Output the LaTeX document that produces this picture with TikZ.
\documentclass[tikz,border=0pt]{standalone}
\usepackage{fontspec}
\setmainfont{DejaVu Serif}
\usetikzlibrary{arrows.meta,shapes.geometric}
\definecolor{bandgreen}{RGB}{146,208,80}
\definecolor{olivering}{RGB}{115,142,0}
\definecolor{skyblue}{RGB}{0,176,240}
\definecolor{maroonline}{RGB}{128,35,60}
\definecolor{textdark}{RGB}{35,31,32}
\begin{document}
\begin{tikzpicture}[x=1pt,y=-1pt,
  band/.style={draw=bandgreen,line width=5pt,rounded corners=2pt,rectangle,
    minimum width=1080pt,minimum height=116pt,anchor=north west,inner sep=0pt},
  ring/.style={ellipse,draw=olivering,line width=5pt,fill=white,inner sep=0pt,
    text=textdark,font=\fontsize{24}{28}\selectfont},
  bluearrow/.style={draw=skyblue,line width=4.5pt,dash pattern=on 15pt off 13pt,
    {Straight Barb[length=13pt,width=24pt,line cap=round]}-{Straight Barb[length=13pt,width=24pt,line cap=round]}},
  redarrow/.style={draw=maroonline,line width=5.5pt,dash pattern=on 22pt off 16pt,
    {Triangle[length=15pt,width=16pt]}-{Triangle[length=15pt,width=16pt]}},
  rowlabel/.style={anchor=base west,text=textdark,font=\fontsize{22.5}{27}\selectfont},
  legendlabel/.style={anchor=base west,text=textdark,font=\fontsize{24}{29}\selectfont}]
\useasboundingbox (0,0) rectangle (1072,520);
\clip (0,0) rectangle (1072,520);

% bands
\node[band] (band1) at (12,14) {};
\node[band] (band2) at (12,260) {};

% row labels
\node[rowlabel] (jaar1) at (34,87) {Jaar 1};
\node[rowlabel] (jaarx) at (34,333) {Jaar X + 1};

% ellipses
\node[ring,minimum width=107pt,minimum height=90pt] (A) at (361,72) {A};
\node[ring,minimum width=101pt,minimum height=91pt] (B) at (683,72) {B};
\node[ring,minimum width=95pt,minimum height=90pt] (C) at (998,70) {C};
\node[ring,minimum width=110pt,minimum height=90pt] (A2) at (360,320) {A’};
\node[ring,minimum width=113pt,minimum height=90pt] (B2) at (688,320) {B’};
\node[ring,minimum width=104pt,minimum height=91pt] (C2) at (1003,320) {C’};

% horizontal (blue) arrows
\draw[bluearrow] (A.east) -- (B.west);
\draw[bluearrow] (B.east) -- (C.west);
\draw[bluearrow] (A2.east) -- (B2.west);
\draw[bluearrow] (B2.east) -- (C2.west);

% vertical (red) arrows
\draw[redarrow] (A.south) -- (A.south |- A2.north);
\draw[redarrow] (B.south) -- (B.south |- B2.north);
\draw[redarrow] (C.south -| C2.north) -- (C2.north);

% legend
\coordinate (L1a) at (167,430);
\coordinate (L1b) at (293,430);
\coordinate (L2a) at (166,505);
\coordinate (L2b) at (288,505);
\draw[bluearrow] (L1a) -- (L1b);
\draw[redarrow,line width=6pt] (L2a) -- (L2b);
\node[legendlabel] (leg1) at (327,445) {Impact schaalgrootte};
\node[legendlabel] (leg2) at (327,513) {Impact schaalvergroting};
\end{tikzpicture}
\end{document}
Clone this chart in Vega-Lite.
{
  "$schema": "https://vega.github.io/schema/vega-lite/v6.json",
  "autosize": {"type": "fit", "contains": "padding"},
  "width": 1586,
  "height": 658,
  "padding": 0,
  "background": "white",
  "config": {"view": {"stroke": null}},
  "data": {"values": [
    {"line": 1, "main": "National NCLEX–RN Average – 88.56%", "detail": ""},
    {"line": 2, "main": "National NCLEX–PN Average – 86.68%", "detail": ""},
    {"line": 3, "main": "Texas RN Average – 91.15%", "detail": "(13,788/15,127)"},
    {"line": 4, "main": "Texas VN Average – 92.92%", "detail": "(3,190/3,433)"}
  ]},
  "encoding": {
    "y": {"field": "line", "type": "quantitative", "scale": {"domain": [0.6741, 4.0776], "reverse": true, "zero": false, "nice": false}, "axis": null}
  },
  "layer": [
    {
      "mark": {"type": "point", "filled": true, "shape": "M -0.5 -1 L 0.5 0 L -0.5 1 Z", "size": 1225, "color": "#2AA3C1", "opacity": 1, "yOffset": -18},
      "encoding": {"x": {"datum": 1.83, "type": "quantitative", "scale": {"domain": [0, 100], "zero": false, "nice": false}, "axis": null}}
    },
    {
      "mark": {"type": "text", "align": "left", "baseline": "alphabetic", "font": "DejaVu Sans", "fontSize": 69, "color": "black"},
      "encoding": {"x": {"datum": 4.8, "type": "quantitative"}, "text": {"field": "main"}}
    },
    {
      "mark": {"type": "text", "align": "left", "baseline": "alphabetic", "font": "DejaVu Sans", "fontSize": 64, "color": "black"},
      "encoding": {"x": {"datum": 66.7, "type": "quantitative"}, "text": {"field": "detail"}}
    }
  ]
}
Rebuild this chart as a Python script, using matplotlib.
◇ ◇ ◇ ◇ ◇
■ **Stated task**
Identify every line above with the string "chart" in it. Copy those lines.

■ **The answer**
Clone this chart in Vega-Lite.
Rebuild this chart as a Python script, using matplotlib.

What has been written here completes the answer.